**To be done**
Quote every line below exactly and skip any picture.

**Data**
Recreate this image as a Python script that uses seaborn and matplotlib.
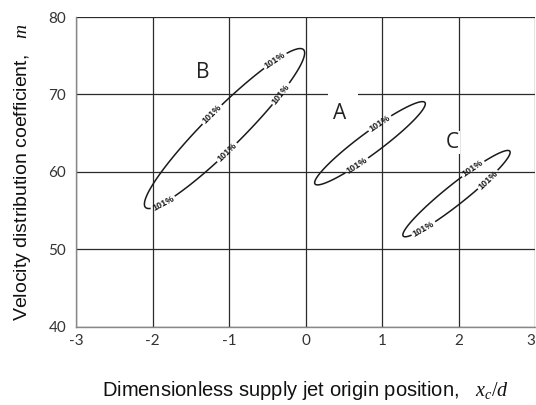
import numpy as np
import matplotlib
matplotlib.use("Agg")
import matplotlib.pyplot as plt
from matplotlib.patches import Rectangle
import seaborn as sns

# ellipse regions (101% contour) in (x_c/d, m)
region_names = ['A', 'B', 'C']
centre_x = [0.84, -1.06, 1.97]
centre_m = [63.7, 65.6, 57.2]
half_length = [0.89, 1.45, 0.886]
half_width = [0.14, 0.245, 0.13]
tilt_deg = [36.2, 44.6, 38.2]

# where the region letters sit
name_x = [0.44, -1.34, 1.91]
name_m = [67.6, 72.9, 63.8]

# where the "101%" labels sit on each contour
label_pos = {
    'A': [(0.94, 66.7), (0.68, 60.65)],
    'B': [(-0.38, 74.1), (-0.30, 69.9), (-1.19, 67.1), (-1.02, 62.45), (-1.87, 56.1)],
    'C': [(2.18, 60.5), (2.38, 59.0), (1.55, 52.5)],
}
contour_text = '101%'

x_ticks = [-3, -2, -1, 0, 1, 2, 3]
m_ticks = [40, 50, 60, 70, 80]

sns.set_theme(style="white")
plt.rcParams['font.family'] = ['Liberation Sans', 'DejaVu Sans']
plt.rcParams['mathtext.fontset'] = 'custom'
plt.rcParams['mathtext.it'] = 'Liberation Serif:italic'
plt.rcParams['mathtext.rm'] = 'Liberation Serif'

fig = plt.figure(figsize=(5.36, 4.05), dpi=100)
ax = fig.add_axes([0.1418, 0.193, 0.857, 0.765])

gx = np.linspace(-3, 3, 700)
gm = np.linspace(40, 80, 500)
X, M = np.meshgrid(gx, gm)

for i, name in enumerate(region_names):
    t = np.radians(tilt_deg[i])
    dx = X - centre_x[i]
    dy = (M - centre_m[i]) / 10.0
    u = dx * np.cos(t) + dy * np.sin(t)
    v = -dx * np.sin(t) + dy * np.cos(t)
    Z = (u / half_length[i]) ** 2 + (v / half_width[i]) ** 2
    cs = ax.contour(X, M, Z, levels=[1.0], colors='#1a1a1a', linewidths=1.1)
    lbls = ax.clabel(cs, fmt={1.0: contour_text}, manual=label_pos[name], inline=True,
                     inline_spacing=2, fontsize=6.5, colors='#1a1a1a')
    for lb in lbls:
        lb.set_fontweight('bold')
    ax.text(name_x[i], name_m[i], name, fontsize=15, color='#222222', ha='center', va='center',
            family='Open Sans', bbox=dict(facecolor='white', edgecolor='none', pad=1))

# small blank in the 70 grid line left of "A", as in the source figure
ax.add_patch(Rectangle((0.29, 69.5), 0.39, 1.0, facecolor='white', edgecolor='none', zorder=1.5))

ax.set_xlim(-3, 3)
ax.set_ylim(40, 80)
ax.set_xticks(x_ticks)
ax.set_yticks(m_ticks)
ax.set_xticklabels([f"{v}" for v in x_ticks], family='Lato', fontsize=11, color='#333333')
ax.set_yticklabels([f"{v}" for v in m_ticks], family='Lato', fontsize=11, color='#333333')
ax.get_xticklabels()[-1].set_ha('right')
ax.grid(True, color='#2a2a2a', linewidth=0.9)
ax.set_axisbelow(True)
ax.tick_params(axis='both', length=3, width=0.8, color='#777777', pad=4, direction='out')
ax.tick_params(axis='x', pad=2.5)
sns.despine(ax=ax, top=True, right=True)
for s in ['left', 'bottom']:
    ax.spines[s].set_color('#888888')
    ax.spines[s].set_linewidth(1.0)

ax.set_xlabel('Dimensionless supply jet origin position,   $x_c/d$', fontsize=14.5,
              color='#111111', labelpad=22)
ax.set_ylabel('Velocity distribution coefficient,   $m$', fontsize=14,
              color='#111111', labelpad=11)

fig.savefig('out.png', dpi=100)
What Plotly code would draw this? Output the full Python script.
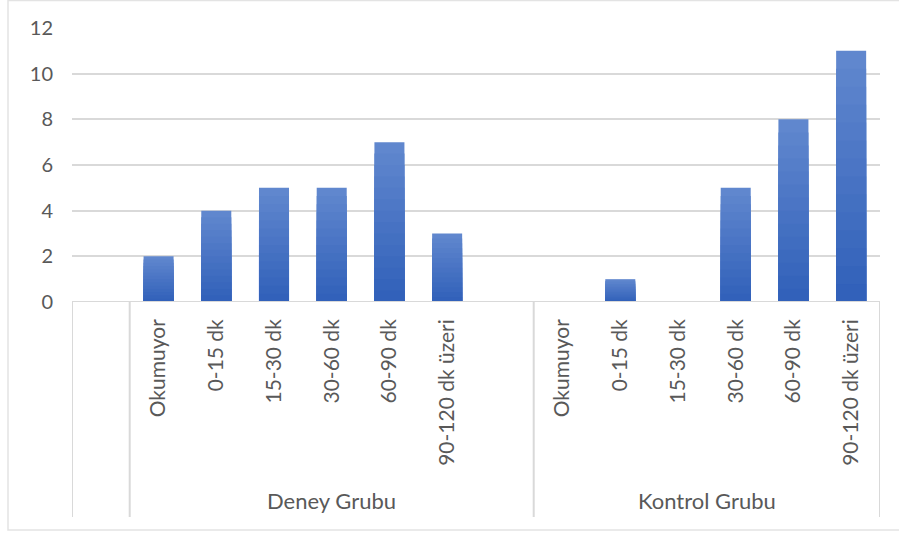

**Result for this exercise**
Recreate this image as a Python script that uses seaborn and matplotlib.
import numpy as np
import matplotlib
matplotlib.use("Agg")
import matplotlib.pyplot as plt
from matplotlib.patches import Rectangle
import seaborn as sns

# ellipse regions (101% contour) in (x_c/d, m)
region_names = ['A', 'B', 'C']
centre_x = [0.84, -1.06, 1.97]
centre_m = [63.7, 65.6, 57.2]
half_length = [0.89, 1.45, 0.886]
half_width = [0.14, 0.245, 0.13]
tilt_deg = [36.2, 44.6, 38.2]

# where the region letters sit
name_x = [0.44, -1.34, 1.91]
name_m = [67.6, 72.9, 63.8]

# where the "101%" labels sit on each contour
label_pos = {
    'A': [(0.94, 66.7), (0.68, 60.65)],
    'B': [(-0.38, 74.1), (-0.30, 69.9), (-1.19, 67.1), (-1.02, 62.45), (-1.87, 56.1)],
    'C': [(2.18, 60.5), (2.38, 59.0), (1.55, 52.5)],
}
contour_text = '101%'

x_ticks = [-3, -2, -1, 0, 1, 2, 3]
m_ticks = [40, 50, 60, 70, 80]

sns.set_theme(style="white")
plt.rcParams['font.family'] = ['Liberation Sans', 'DejaVu Sans']
plt.rcParams['mathtext.fontset'] = 'custom'
plt.rcParams['mathtext.it'] = 'Liberation Serif:italic'
plt.rcParams['mathtext.rm'] = 'Liberation Serif'

fig = plt.figure(figsize=(5.36, 4.05), dpi=100)
ax = fig.add_axes([0.1418, 0.193, 0.857, 0.765])

gx = np.linspace(-3, 3, 700)
gm = np.linspace(40, 80, 500)
X, M = np.meshgrid(gx, gm)

for i, name in enumerate(region_names):
    t = np.radians(tilt_deg[i])
    dx = X - centre_x[i]
    dy = (M - centre_m[i]) / 10.0
    u = dx * np.cos(t) + dy * np.sin(t)
    v = -dx * np.sin(t) + dy * np.cos(t)
    Z = (u / half_length[i]) ** 2 + (v / half_width[i]) ** 2
    cs = ax.contour(X, M, Z, levels=[1.0], colors='#1a1a1a', linewidths=1.1)
    lbls = ax.clabel(cs, fmt={1.0: contour_text}, manual=label_pos[name], inline=True,
                     inline_spacing=2, fontsize=6.5, colors='#1a1a1a')
    for lb in lbls:
        lb.set_fontweight('bold')
    ax.text(name_x[i], name_m[i], name, fontsize=15, color='#222222', ha='center', va='center',
            family='Open Sans', bbox=dict(facecolor='white', edgecolor='none', pad=1))

# small blank in the 70 grid line left of "A", as in the source figure
ax.add_patch(Rectangle((0.29, 69.5), 0.39, 1.0, facecolor='white', edgecolor='none', zorder=1.5))

ax.set_xlim(-3, 3)
ax.set_ylim(40, 80)
ax.set_xticks(x_ticks)
ax.set_yticks(m_ticks)
ax.set_xticklabels([f"{v}" for v in x_ticks], family='Lato', fontsize=11, color='#333333')
ax.set_yticklabels([f"{v}" for v in m_ticks], family='Lato', fontsize=11, color='#333333')
ax.get_xticklabels()[-1].set_ha('right')
ax.grid(True, color='#2a2a2a', linewidth=0.9)
ax.set_axisbelow(True)
ax.tick_params(axis='both', length=3, width=0.8, color='#777777', pad=4, direction='out')
ax.tick_params(axis='x', pad=2.5)
sns.despine(ax=ax, top=True, right=True)
for s in ['left', 'bottom']:
    ax.spines[s].set_color('#888888')
    ax.spines[s].set_linewidth(1.0)

ax.set_xlabel('Dimensionless supply jet origin position,   $x_c/d$', fontsize=14.5,
              color='#111111', labelpad=22)
ax.set_ylabel('Velocity distribution coefficient,   $m$', fontsize=14,
              color='#111111', labelpad=11)

fig.savefig('out.png', dpi=100)
What Plotly code would draw this? Output the full Python script.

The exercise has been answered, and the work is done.